--- Supplied information ---
__________

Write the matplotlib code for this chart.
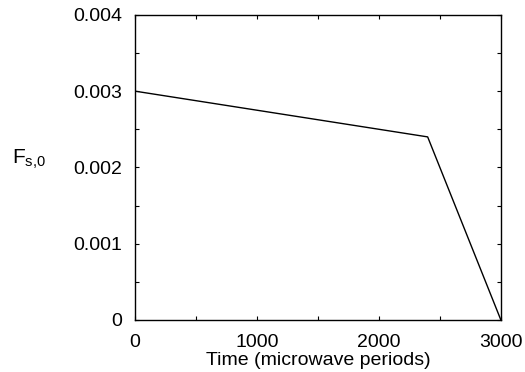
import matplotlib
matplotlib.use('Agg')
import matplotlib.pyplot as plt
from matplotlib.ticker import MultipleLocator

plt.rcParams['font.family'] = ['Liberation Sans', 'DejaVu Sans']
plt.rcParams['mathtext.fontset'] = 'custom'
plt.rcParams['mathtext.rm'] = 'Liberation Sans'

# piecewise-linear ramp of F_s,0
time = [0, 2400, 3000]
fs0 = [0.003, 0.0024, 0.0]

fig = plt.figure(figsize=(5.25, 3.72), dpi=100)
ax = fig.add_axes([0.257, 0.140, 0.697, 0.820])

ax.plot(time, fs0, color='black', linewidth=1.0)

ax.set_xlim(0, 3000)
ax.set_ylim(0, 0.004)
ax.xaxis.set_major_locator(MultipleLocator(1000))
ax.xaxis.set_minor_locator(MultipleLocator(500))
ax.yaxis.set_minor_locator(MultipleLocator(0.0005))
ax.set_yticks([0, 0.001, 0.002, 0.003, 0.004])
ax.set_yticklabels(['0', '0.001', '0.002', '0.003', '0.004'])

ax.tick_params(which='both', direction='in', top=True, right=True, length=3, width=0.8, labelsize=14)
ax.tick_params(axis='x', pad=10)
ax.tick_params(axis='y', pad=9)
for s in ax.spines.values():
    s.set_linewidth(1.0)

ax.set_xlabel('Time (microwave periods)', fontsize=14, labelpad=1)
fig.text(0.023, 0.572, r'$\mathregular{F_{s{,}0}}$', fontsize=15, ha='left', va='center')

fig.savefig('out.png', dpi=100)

__________

--- Set exercise ---
Copy all lines from the material that hold "matplotlib".

--- Worked answer ---
Write the matplotlib code for this chart.
import matplotlib
matplotlib.use('Agg')
import matplotlib.pyplot as plt
from matplotlib.ticker import MultipleLocator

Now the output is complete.